It seems to be fashion week up in this cucurbite head of mine. I couldn’t let the Aldous Huxley passage below sit there without adding this clip from Jelly Roll Morton’s Library of Congress interview with Alan Lomax. Both Morton and Huxley are reflecting on turn of the century fashion from the vantage point of the 30’s. Both see very different worlds.
There is a wonderful transcription of the Jelly Roll Sessions over at
http://www.doctorjazz.co.uk/locspeech2.html
I’ve copied and pasted it here:
Nert had a burned hand, and he used to wear a kind of stocking over it. He was seemingly simple, to me. I think he was a half-wit. In fact I’m sure that he was.
He would laugh and go on and he wanted to have a some kind of a important — and he wanted to be known as such.
All those boys in New Orleans dressed very well. But they all had the real tight trousers, those days. When they’d get into their trousers, why, they’d fit ‘em like a sausage.
Of course, Bertenards and Wagners were the tailors, and they know’d just how they wanted those clothes and they would fit ‘em that way.
I’m telling you, it was very, very seldom that you really could button the top button of a person’s trousers. They had to leave the, had to leave the trousers’ top buttons open. And they had the suspenders and — of course, they didn’t really need any suspenders because they was so tight fitting. And it was one of the fads that they would take one suspender down, as they would walk along, oh, er, with a walk that they had adopted from the river, which they call shooting the agate.
Well, Nert would come along shooting the agate, and leave his shirt open in the summertime, so you could, er, discern his red flannel undershirt. That was considered a big thing with some of the real illiterate women. If you could shoot a good agate, and had a nice high-class undershirt with a flannel shirt with the, the collar turned up, boy, I’m telling you, you liable to be able to get next to that broad. She’d like that very much.
What . . . How did they walk when they shot the agate?
Well, of course, er, by not being able to walk, I can’t explain it to you. But I tell you, it was a kind of a very mosey walk, with the holding two fingers down of one finger on each hand, the, the front finger next to, er . . . in other words, the index finger. Yeah, like that, you know, and with their arms stiffed out, you know, especially when they would be standing. And if . . . of course, if they was dressed up and you tried to talk to ‘em, they would find the, the nearest post — when, they have a lot of creases in their clothes, or get to a house — and they’d stiffen their arm out and hold theirself so far away, as just as far as their arm would allow, so they wouldn’t get any, er, their clothes soiled. They was very particular about that. Especially . . . Yeah . . .
Especially some of ‘em, er, they wore . . . That’s right, you’ve got the right idea — with that kind of a broken up, er, stand.
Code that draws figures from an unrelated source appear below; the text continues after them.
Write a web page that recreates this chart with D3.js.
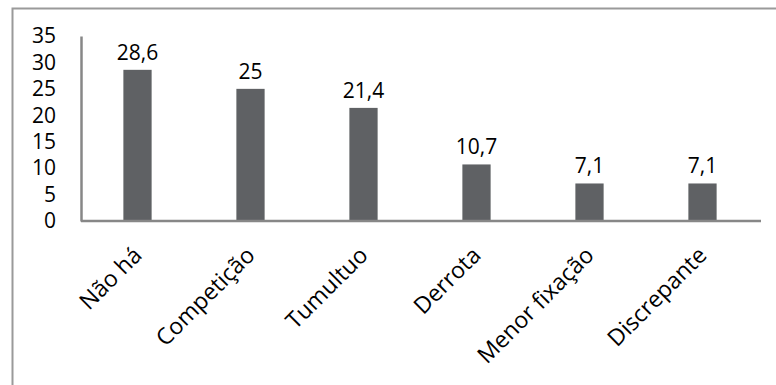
<!DOCTYPE html>
<meta charset="utf-8">
<style>

body {
  margin: 0;
  background: #fff;
}

svg {
  display: block;
  font-family: "Open Sans", sans-serif;
}

.bar {
  fill: #5f6164;
}

.axis path {
  stroke: #878787;
  stroke-width: 2.5px;
}

.axis text {
  font-family: "Open Sans", sans-serif;
  font-size: 21px;
  fill: #000;
}

.x.axis text {
  font-size: 23px;
}

.label {
  font-size: 21px;
  fill: #000;
  text-anchor: middle;
}

</style>
<body>
<script src="https://cdn.jsdelivr.net/npm/d3@7"></script>
<script>

var categories = ["Não há", "Competição", "Tumultuo", "Derrota", "Menor fixação", "Discrepante"],
    values = [28.6, 25, 21.4, 10.7, 7.1, 7.1],
    valueLabels = ["28,6", "25", "21,4", "10,7", "7,1", "7,1"],
    yTicks = [0, 5, 10, 15, 20, 25, 30, 35];

var width = 776,
    height = 385;

var svg = d3.select("body").append("svg")
    .attr("width", width)
    .attr("height", height);

// chart frame, only top and left edges show in the crop
svg.append("path")
    .attr("d", "M12.5,400V8.5H800")
    .attr("fill", "none")
    .attr("stroke", "#9a9a9a")
    .attr("stroke-width", 2);

var x = d3.scaleBand()
    .domain(categories)
    .range([81, 759])
    .paddingInner(0.75)
    .paddingOuter(0.375);

var y = d3.scaleLinear()
    .domain([0, 35])
    .range([221, 36]);

svg.selectAll(".bar")
    .data(values)
  .enter().append("rect")
    .attr("class", "bar")
    .attr("x", function(d, i) { return x(categories[i]); })
    .attr("y", function(d) { return y(d); })
    .attr("width", x.bandwidth())
    .attr("height", function(d) { return y(0) - y(d); });

svg.selectAll(".label")
    .data(values)
  .enter().append("text")
    .attr("class", "label")
    .attr("x", function(d, i) { return x(categories[i]) + x.bandwidth() / 2; })
    .attr("y", function(d) { return y(d) - 10; })
    .text(function(d, i) { return valueLabels[i]; });

var yAxis = svg.append("g")
    .attr("class", "y axis")
    .attr("transform", "translate(81,0)")
    .call(d3.axisLeft(y).tickValues(yTicks).tickSize(0).tickSizeOuter(0).tickPadding(25));

var xAxis = svg.append("g")
    .attr("class", "x axis")
    .attr("transform", "translate(0,221)")
    .call(d3.axisBottom(x).tickSize(0).tickSizeOuter(0));

xAxis.select(".domain").attr("d", "M81,0H761");

xAxis.selectAll(".tick text")
    .attr("text-anchor", "end")
    .attr("x", 0)
    .attr("y", 0)
    .attr("dy", "0.35em")
    .attr("transform", "translate(0,30) rotate(-45)");

</script>
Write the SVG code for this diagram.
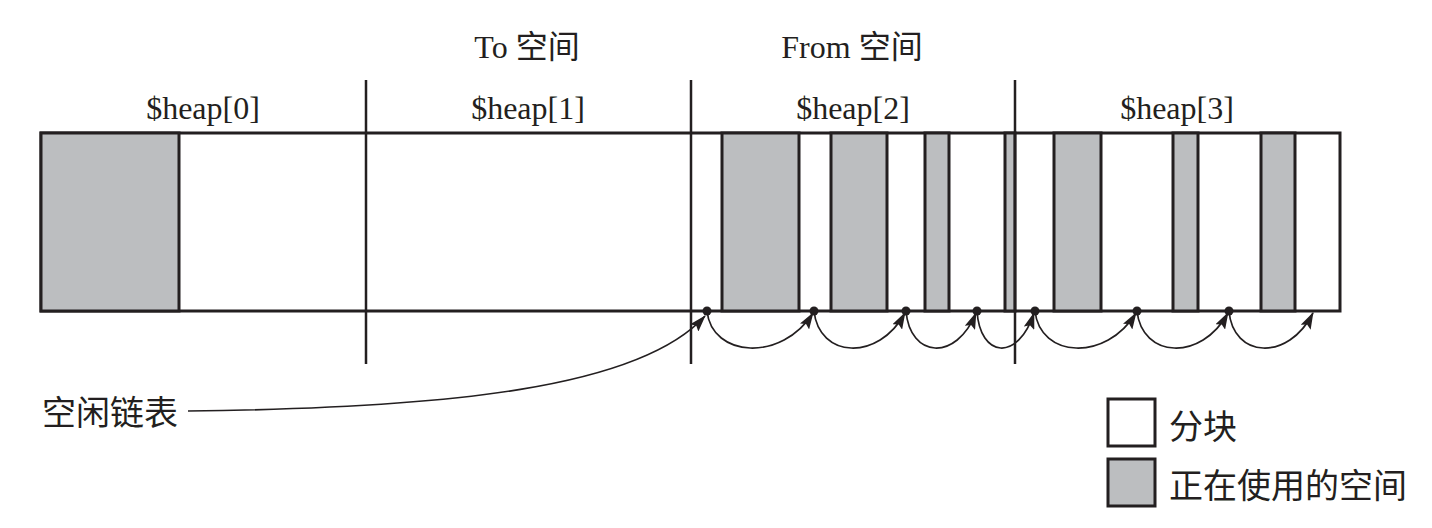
<svg xmlns="http://www.w3.org/2000/svg" width="1432" height="528" viewBox="0 0 1432 528">
<style>
.lbl{font-family:"Liberation Serif","Noto Sans CJK SC",serif;font-size:32px;fill:#231f20;text-anchor:middle}
.cjk{font-family:"Liberation Serif","Noto Sans CJK SC",serif;font-size:34px;fill:#231f20}
.used{fill:#bcbec0;stroke:#231f20;stroke-width:3}
.free{fill:#ffffff;stroke:#231f20;stroke-width:3}
.div{stroke:#231f20;stroke-width:2.5;fill:none}
.arc{stroke:#231f20;stroke-width:1.7;fill:none;marker-end:url(#ah)}
.dot{fill:#231f20}
</style>
<defs>
<marker id="ah" viewBox="0 0 17 11" refX="16" refY="5.5" markerWidth="17" markerHeight="11" markerUnits="userSpaceOnUse" orient="auto">
<path d="M0,0 L17,5.5 L0,11 L3,5.5 Z" fill="#231f20"/>
</marker>
</defs>
<rect width="1432" height="528" fill="#ffffff"/>
<g id="titles">
<text class="lbl" x="527" y="58">To 空间</text>
<text class="lbl" x="852" y="58">From 空间</text>
</g>
<g id="heap-bar">
<rect class="free" x="41" y="133" width="1299" height="178"/>
</g>
<g id="heap0">
<text class="lbl" x="203" y="119">$heap[0]</text>
<rect class="used" x="41" y="133" width="138" height="178"/>
</g>
<g id="heap1">
<text class="lbl" x="528" y="119">$heap[1]</text>
</g>
<g id="heap2">
<text class="lbl" x="853" y="119">$heap[2]</text>
<rect class="used" x="722" y="133" width="77" height="178"/>
<rect class="used" x="831" y="133" width="56" height="178"/>
<rect class="used" x="925" y="133" width="24" height="178"/>
<rect class="used" x="1005" y="133" width="10" height="178"/>
</g>
<g id="heap3">
<text class="lbl" x="1177" y="119">$heap[3]</text>
<rect class="used" x="1054" y="133" width="47" height="178"/>
<rect class="used" x="1173" y="133" width="25" height="178"/>
<rect class="used" x="1261" y="133" width="34" height="178"/>
</g>
<g id="dividers">
<line class="div" x1="366" y1="80" x2="366" y2="364"/>
<line class="div" x1="691" y1="80" x2="691" y2="364"/>
<line class="div" x1="1015" y1="80" x2="1015" y2="364"/>
</g>
<g id="connectors">
<path class="arc" d="M188,411 C450,408 640,388 705,316"/>
<path class="arc" d="M707,311 C712,358 782,362 813,313"/>
<path class="arc" d="M814,311 C819,358 878,362 905,313"/>
<path class="arc" d="M906,311 C910,358 956,362 976,313"/>
<path class="arc" d="M977,311 C980,358 1018,362 1034,313"/>
<path class="arc" d="M1035,311 C1040,358 1106,362 1136,313"/>
<path class="arc" d="M1137,311 C1142,358 1201,362 1228,313"/>
<path class="arc" d="M1229,311 C1233,358 1288,362 1313,313"/>
<circle class="dot" cx="707" cy="311" r="4.5"/>
<circle class="dot" cx="814" cy="311" r="4.5"/>
<circle class="dot" cx="906" cy="311" r="4.5"/>
<circle class="dot" cx="977" cy="311" r="4.5"/>
<circle class="dot" cx="1035" cy="311" r="4.5"/>
<circle class="dot" cx="1137" cy="311" r="4.5"/>
<circle class="dot" cx="1229" cy="311" r="4.5"/>
</g>
<g id="freelist-label">
<text class="cjk" x="42" y="425">空闲链表</text>
</g>
<g id="legend">
<rect class="free" x="1108" y="399" width="47" height="47"/>
<text class="cjk" x="1169" y="439">分块</text>
<rect class="used" x="1108" y="459" width="47" height="47"/>
<text class="cjk" x="1169" y="498">正在使用的空间</text>
</g>
</svg>
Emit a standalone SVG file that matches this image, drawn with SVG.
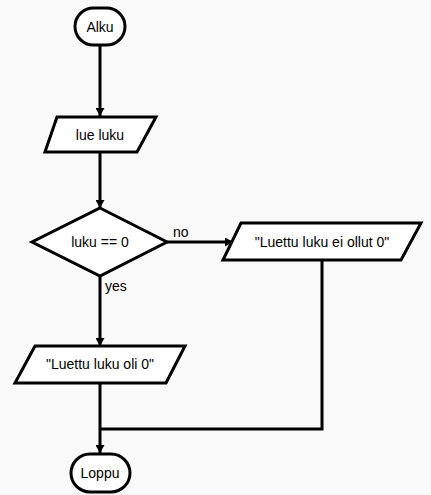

Especially some of them would wear overalls — er, overall jumpers, with a high-class, er, pair of trousers maybe costin’ fifteen, or eighteen, or twenty dollars during those days. And of course they wore the best of shoes. And not only shoes. They, they would never . . . nobody would wear a Stetson hat. In those days, myself, I thought I would die unless I had a hat with the emblem of a . . . in it named Stetson. And I wou . . . didn’t rest until I got myself a Stetson hat and a pair of Edwin Clapp shoes.
Of course, there was many of ‘em that didn’t wear ready-made shoe . . . shoes at all, during those times. Er, they wore a lot of shoes, er, what they call the St. Louis Flats and the Chicago Flats. These shoes [clears throat] were made, er, with the cork soles on ‘em and no heels and would turn up in the front. A lot of times they would have different designs in the toes of the shoes, er, such as gamblers’ designs, er, such as, er, maybe a club, or a diamond, a heart, or a spade. I have, er, heard later on, that even some of ‘em had made arrangements to have some kind of a electric lightbulbs in their shoes with a battery in their pocket, [laughs] and when they would get around some jane or something that was kind of simple, and thought they could make her — as they call makin ‘em — why, they’d, er, they’d press a button in their pock . . . in their . . . their pocket and light up the . . . the little bitty bulb in the toe of the shoes.
Oh, it is really the fact. And I’ve known it to be fact because it has come . . . that part has come from authentic source. But the others, I have really seen myself to know it’s really original stuff.
Er, these boys were tremendous, and they were great sports. It was nothin’ like spending money that even worried their mind. If they didn’t have it, somebody else had it and would spend it for ‘em.
At the end of the passage sampled here is this note:
On the dust jacket, Alan Lomax has sketched a caricature of a man ‘Shootin’ The Agate’ along with the following text: Truckin’ originated from Shootin’ the Agate.